MAESTRO DEI CASSONI CAMPANA
MAESTRO DEI CASSONI CAMPANA
documentato a Firenze tra il 1503 e il 1527
Natività
tempera su tavola
68×52 cm
Il nome Maestro dei Cassoni Campana trae origine da un articolo di Federico Zeri del 1976 (F. Zeri, Una congiunzione tra Firenze e Francia: il Maestro dei cassoni Campana, in ‘Diari di lavoro’, II, 1976, pp. 75-87) in cui lo studioso ricostruiva la personalità artistica di questo pittore, dicendolo d’oltralpe, a partire dalle quattro spalliere (e non cassoni nuziali come riteneva) conservate presso la Collezione Campana del Museé du Petit Palais di Avignone e raffiguranti le Storie di Minosse, Teseo e Arianna. Recentemente Annamaria Bernacchioni ha proposto di riconoscere nel Maestro anonimo tale Antonio di Jacopo Gallo il cui possibile riferimento al mondo d’oltralpe e la sua attestazione a Firenze tra il 1503 ed il 1527 (arco cronologico che ben si addice al Maestro Campana).
Nel frattempo il catalogo del Maestro ha avuto parecchi ritrovamenti di nuove opere così da poter più facilmente comprendere il suo excursus stilistico. Il legame di questo dipinto con quello di medesimo soggetto conservato al Fogg Art Museum di Cambridge (Inv. 1962-288) è indiscutibile nonostante abbia toni più naif. Altri stringenti riscontri sono con dipinti realizzati intorno al 1515 della Collezione Gerini di Firenze, Stössel di Zurigo e Signorini Corsi di L’Aquila.
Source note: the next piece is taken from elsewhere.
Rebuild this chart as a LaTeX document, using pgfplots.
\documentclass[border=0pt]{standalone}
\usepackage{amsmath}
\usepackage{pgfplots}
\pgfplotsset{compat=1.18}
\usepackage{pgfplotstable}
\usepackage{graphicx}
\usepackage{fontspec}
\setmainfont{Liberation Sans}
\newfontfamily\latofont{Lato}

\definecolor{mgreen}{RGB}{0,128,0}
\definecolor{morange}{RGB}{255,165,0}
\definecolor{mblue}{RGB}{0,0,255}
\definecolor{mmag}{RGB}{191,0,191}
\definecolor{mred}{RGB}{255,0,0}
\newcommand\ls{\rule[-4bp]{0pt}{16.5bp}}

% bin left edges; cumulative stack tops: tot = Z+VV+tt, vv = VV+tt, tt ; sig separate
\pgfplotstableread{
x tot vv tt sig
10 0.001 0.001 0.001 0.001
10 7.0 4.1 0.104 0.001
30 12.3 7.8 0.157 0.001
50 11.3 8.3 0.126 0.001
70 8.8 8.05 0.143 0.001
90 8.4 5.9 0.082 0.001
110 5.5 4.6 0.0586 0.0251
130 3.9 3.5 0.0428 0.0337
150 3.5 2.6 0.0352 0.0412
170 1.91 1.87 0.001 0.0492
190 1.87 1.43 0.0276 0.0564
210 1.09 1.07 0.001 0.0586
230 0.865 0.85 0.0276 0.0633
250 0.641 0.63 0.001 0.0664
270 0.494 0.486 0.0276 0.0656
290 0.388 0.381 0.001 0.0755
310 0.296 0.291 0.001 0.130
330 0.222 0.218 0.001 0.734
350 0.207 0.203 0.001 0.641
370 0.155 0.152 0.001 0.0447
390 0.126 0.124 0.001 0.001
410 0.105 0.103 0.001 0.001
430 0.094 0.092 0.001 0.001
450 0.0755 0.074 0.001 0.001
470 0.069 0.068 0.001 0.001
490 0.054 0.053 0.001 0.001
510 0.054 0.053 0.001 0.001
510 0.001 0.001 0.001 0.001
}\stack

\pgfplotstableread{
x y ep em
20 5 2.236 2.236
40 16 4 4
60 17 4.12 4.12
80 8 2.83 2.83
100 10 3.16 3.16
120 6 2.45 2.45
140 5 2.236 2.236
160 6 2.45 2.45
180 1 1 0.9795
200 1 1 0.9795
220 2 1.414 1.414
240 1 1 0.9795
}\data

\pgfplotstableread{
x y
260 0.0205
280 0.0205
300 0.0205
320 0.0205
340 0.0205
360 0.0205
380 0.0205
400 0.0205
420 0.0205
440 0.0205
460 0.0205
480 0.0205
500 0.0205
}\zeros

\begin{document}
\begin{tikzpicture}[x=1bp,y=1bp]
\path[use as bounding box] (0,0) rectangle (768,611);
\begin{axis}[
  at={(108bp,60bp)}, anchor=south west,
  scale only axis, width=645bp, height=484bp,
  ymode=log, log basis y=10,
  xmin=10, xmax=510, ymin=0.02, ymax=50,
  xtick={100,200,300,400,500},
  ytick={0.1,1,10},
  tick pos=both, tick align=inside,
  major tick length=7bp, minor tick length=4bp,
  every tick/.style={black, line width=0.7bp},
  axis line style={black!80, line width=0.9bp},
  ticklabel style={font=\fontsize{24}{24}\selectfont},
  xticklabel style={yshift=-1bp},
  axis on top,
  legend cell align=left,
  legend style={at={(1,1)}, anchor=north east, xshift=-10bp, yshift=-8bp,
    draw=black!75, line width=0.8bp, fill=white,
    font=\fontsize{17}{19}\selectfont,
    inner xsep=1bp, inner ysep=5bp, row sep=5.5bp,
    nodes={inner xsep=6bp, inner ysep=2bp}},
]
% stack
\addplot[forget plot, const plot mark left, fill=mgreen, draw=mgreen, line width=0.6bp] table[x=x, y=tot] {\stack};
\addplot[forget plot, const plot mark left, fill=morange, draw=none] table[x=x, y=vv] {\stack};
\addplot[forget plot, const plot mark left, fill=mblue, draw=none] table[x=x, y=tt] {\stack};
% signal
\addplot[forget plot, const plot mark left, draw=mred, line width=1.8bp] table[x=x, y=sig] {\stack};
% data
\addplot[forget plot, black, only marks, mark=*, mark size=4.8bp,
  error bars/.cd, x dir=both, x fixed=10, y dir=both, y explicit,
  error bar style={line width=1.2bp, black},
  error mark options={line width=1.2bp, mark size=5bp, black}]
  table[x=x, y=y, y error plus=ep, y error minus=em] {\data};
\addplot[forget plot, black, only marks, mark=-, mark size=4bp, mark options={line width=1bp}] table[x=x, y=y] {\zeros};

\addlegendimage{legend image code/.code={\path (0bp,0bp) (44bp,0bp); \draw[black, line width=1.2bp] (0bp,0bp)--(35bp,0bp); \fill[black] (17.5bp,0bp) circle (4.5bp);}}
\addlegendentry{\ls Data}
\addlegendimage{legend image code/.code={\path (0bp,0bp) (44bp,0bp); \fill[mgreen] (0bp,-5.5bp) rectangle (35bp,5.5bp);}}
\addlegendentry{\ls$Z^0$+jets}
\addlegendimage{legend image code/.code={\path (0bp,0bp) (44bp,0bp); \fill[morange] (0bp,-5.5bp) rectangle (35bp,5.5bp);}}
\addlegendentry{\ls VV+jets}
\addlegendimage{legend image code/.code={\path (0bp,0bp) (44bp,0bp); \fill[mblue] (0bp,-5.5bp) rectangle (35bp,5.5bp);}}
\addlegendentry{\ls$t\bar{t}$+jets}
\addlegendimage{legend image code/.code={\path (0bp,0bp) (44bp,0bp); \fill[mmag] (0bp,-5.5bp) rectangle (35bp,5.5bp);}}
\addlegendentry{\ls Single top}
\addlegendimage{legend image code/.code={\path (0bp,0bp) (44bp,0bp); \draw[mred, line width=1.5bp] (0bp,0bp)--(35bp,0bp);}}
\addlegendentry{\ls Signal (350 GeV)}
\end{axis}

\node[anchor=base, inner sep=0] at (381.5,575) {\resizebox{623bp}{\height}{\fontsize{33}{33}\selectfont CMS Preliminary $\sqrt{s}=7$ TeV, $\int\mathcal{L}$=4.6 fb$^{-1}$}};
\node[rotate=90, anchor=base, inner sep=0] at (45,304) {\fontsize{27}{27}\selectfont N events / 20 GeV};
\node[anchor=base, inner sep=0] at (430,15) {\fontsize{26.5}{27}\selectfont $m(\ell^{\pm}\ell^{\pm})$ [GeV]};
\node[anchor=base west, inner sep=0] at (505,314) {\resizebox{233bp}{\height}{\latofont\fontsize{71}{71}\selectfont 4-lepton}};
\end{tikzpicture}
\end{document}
Lo stato conservativo del dipinto è ottimo e si possono osservare appieno tutte le qualità esecutive e stilistiche dell’artista nello sfondo con un paesaggio fiabesco, negli occhi di alcuni personaggi rigonfi e nei visi stereotipati. La composizione può essere posta alla metà del secondo decennio del Cinquecento grazie anche alla sua resa luministica e cromatica che si coglie in particolare nella pittura del paesaggio e delle foreste. Chiari sono i rimandi ai dipinti di Piero di Cosimo, punto di riferimento ineludibile a Firenze nei primi decenni del secolo. Dal punto di vista compositivo invece il dipinto rimanda chiaramente alle opere di Domenico Ghirlandaio e Lorenzo di Credi. Dall’opera si rivela un artista che seppe ragionare a fondo sulle più importanti proposte pittoriche fiorentine della sua epoca restituendo quanto appreso con una personale e unica cifra stilistica.